-- START THE DATA --
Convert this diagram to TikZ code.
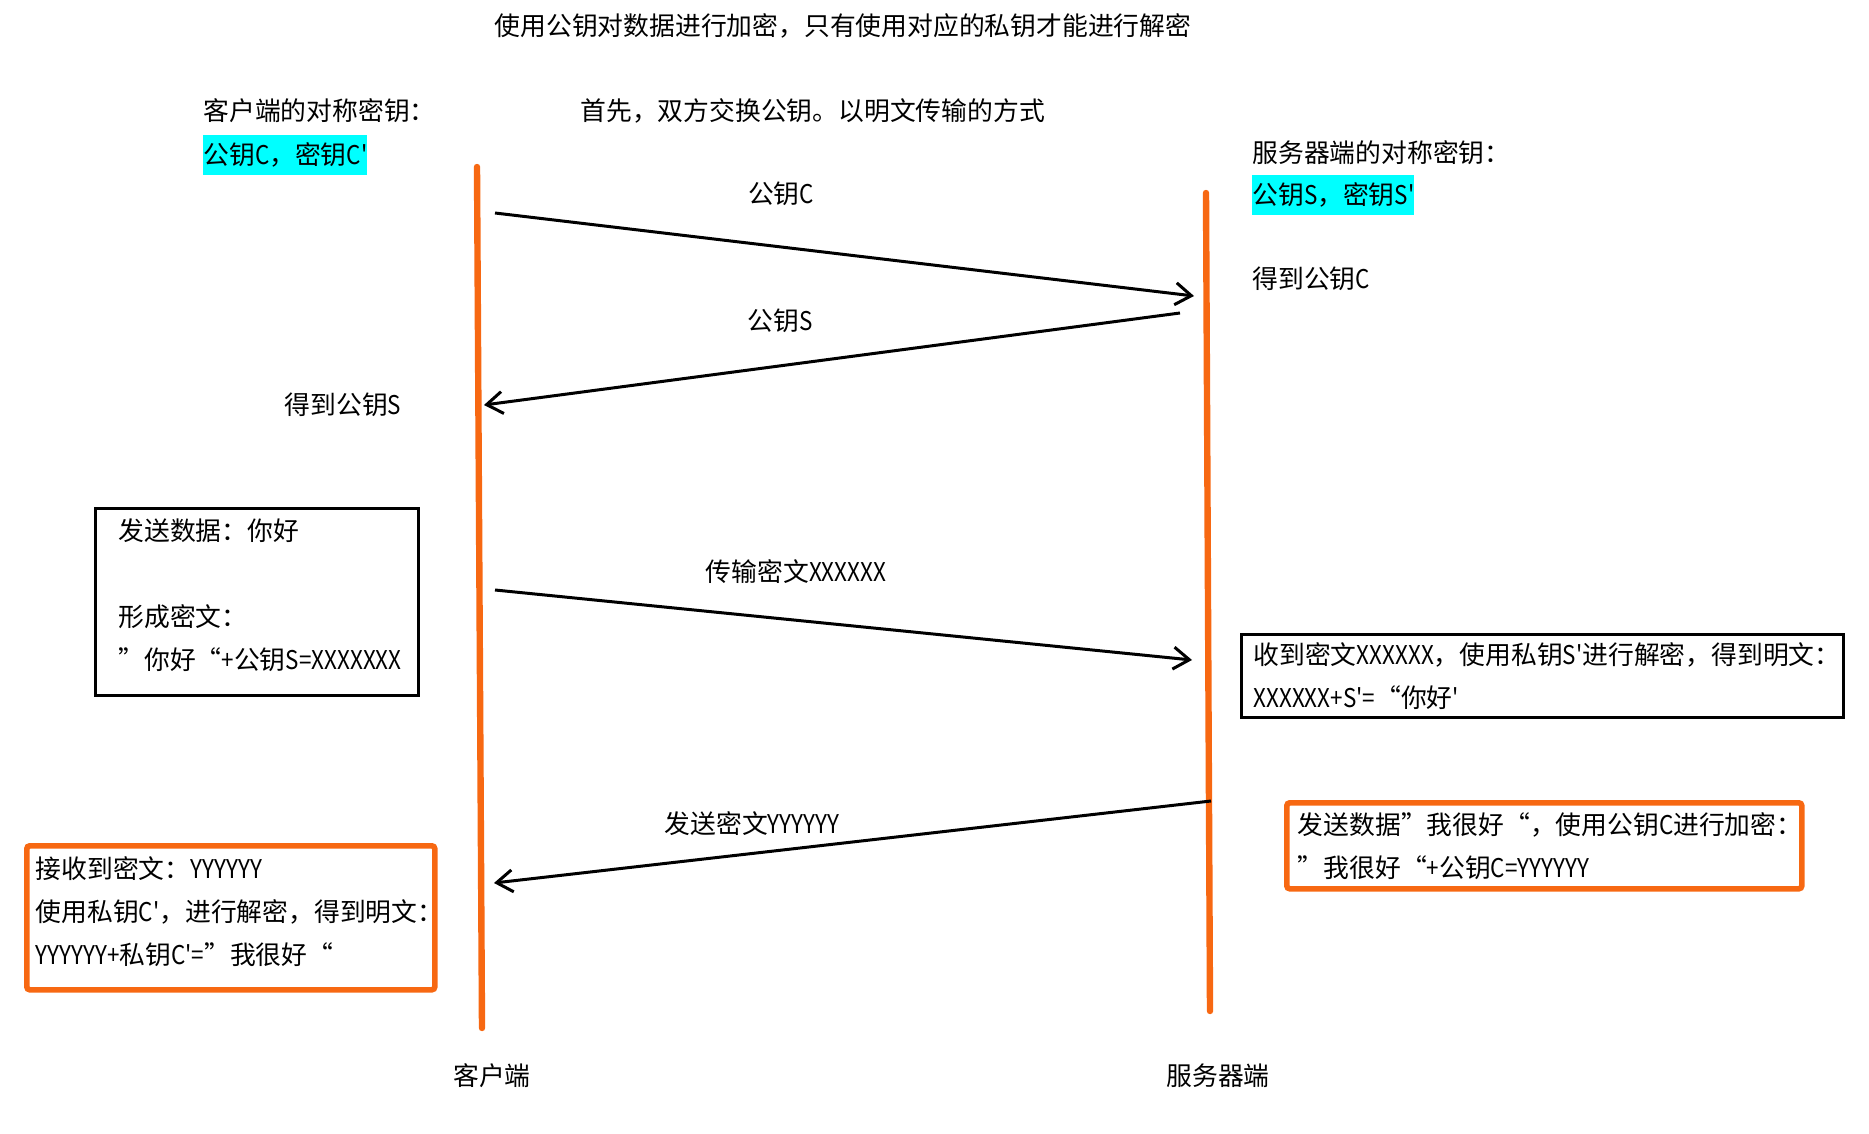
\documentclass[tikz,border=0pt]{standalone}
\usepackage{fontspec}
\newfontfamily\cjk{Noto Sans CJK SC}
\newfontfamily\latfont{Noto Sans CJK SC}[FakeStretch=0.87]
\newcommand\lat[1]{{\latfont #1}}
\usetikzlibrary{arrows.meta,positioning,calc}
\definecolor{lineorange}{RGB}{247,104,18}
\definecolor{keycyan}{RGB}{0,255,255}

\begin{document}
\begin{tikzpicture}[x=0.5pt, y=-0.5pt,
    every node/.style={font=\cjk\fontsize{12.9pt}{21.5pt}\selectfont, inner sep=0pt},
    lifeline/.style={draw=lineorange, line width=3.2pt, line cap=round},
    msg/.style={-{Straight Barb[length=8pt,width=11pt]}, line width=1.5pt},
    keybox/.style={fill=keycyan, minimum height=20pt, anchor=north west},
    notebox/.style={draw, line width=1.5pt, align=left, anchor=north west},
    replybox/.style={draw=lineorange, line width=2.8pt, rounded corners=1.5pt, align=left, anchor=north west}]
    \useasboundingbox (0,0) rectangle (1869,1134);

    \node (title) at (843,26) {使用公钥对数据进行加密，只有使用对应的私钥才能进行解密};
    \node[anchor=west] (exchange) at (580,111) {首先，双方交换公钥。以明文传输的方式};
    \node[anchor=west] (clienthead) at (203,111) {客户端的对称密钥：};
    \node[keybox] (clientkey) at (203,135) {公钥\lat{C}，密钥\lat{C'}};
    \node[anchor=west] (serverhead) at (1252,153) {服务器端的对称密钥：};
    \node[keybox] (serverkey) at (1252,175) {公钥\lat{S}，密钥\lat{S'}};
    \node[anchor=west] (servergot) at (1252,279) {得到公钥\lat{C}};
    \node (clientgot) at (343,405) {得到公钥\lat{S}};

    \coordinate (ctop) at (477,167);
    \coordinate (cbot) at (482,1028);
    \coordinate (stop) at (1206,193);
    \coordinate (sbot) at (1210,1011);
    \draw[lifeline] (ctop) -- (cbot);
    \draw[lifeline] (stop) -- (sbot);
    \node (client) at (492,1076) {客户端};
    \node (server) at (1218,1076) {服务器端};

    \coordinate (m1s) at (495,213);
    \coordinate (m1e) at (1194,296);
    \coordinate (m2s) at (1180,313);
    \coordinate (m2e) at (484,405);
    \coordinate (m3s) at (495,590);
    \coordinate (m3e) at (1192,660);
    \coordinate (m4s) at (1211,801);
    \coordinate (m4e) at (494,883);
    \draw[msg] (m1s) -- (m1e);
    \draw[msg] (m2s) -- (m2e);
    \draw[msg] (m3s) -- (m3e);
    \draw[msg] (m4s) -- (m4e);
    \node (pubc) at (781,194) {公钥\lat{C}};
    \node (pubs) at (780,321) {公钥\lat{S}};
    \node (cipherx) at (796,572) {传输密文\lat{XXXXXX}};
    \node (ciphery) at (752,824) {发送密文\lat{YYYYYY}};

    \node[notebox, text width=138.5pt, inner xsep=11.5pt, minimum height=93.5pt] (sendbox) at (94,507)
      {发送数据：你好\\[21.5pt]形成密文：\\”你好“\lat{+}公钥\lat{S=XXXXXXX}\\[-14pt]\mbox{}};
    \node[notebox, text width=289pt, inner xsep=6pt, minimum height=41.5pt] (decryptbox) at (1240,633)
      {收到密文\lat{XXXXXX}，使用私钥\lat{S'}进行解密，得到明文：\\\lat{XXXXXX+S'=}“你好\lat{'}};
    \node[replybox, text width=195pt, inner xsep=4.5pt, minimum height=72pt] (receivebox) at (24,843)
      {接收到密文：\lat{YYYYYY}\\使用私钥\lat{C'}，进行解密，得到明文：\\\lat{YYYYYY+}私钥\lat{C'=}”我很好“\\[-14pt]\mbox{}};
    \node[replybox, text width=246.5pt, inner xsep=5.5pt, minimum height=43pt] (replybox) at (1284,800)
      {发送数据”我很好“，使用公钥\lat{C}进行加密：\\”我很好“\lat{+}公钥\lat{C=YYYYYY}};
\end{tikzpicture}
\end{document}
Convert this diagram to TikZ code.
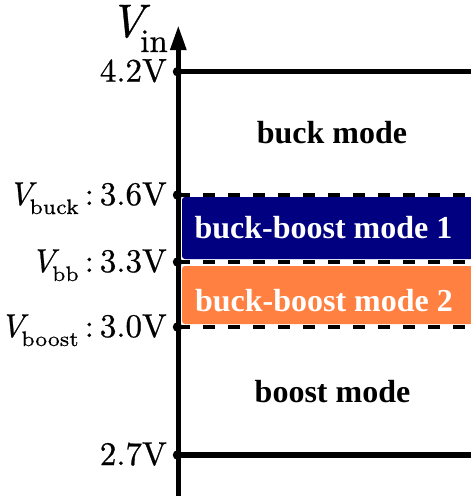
-- END THE DATA --
> DESCRIPTION OF THE TASK
Start at the top of the entries and repeat each line exactly, ending at the line that contains "(clientgot) at (343,405)". Pictures are not part of the copy.

> THE OUTPUT
Convert this diagram to TikZ code.
\documentclass[tikz,border=0pt]{standalone}
\usepackage{fontspec}
\newfontfamily\cjk{Noto Sans CJK SC}
\newfontfamily\latfont{Noto Sans CJK SC}[FakeStretch=0.87]
\newcommand\lat[1]{{\latfont #1}}
\usetikzlibrary{arrows.meta,positioning,calc}
\definecolor{lineorange}{RGB}{247,104,18}
\definecolor{keycyan}{RGB}{0,255,255}

\begin{document}
\begin{tikzpicture}[x=0.5pt, y=-0.5pt,
    every node/.style={font=\cjk\fontsize{12.9pt}{21.5pt}\selectfont, inner sep=0pt},
    lifeline/.style={draw=lineorange, line width=3.2pt, line cap=round},
    msg/.style={-{Straight Barb[length=8pt,width=11pt]}, line width=1.5pt},
    keybox/.style={fill=keycyan, minimum height=20pt, anchor=north west},
    notebox/.style={draw, line width=1.5pt, align=left, anchor=north west},
    replybox/.style={draw=lineorange, line width=2.8pt, rounded corners=1.5pt, align=left, anchor=north west}]
    \useasboundingbox (0,0) rectangle (1869,1134);

    \node (title) at (843,26) {使用公钥对数据进行加密，只有使用对应的私钥才能进行解密};
    \node[anchor=west] (exchange) at (580,111) {首先，双方交换公钥。以明文传输的方式};
    \node[anchor=west] (clienthead) at (203,111) {客户端的对称密钥：};
    \node[keybox] (clientkey) at (203,135) {公钥\lat{C}，密钥\lat{C'}};
    \node[anchor=west] (serverhead) at (1252,153) {服务器端的对称密钥：};
    \node[keybox] (serverkey) at (1252,175) {公钥\lat{S}，密钥\lat{S'}};
    \node[anchor=west] (servergot) at (1252,279) {得到公钥\lat{C}};
    \node (clientgot) at (343,405) {得到公钥\lat{S}};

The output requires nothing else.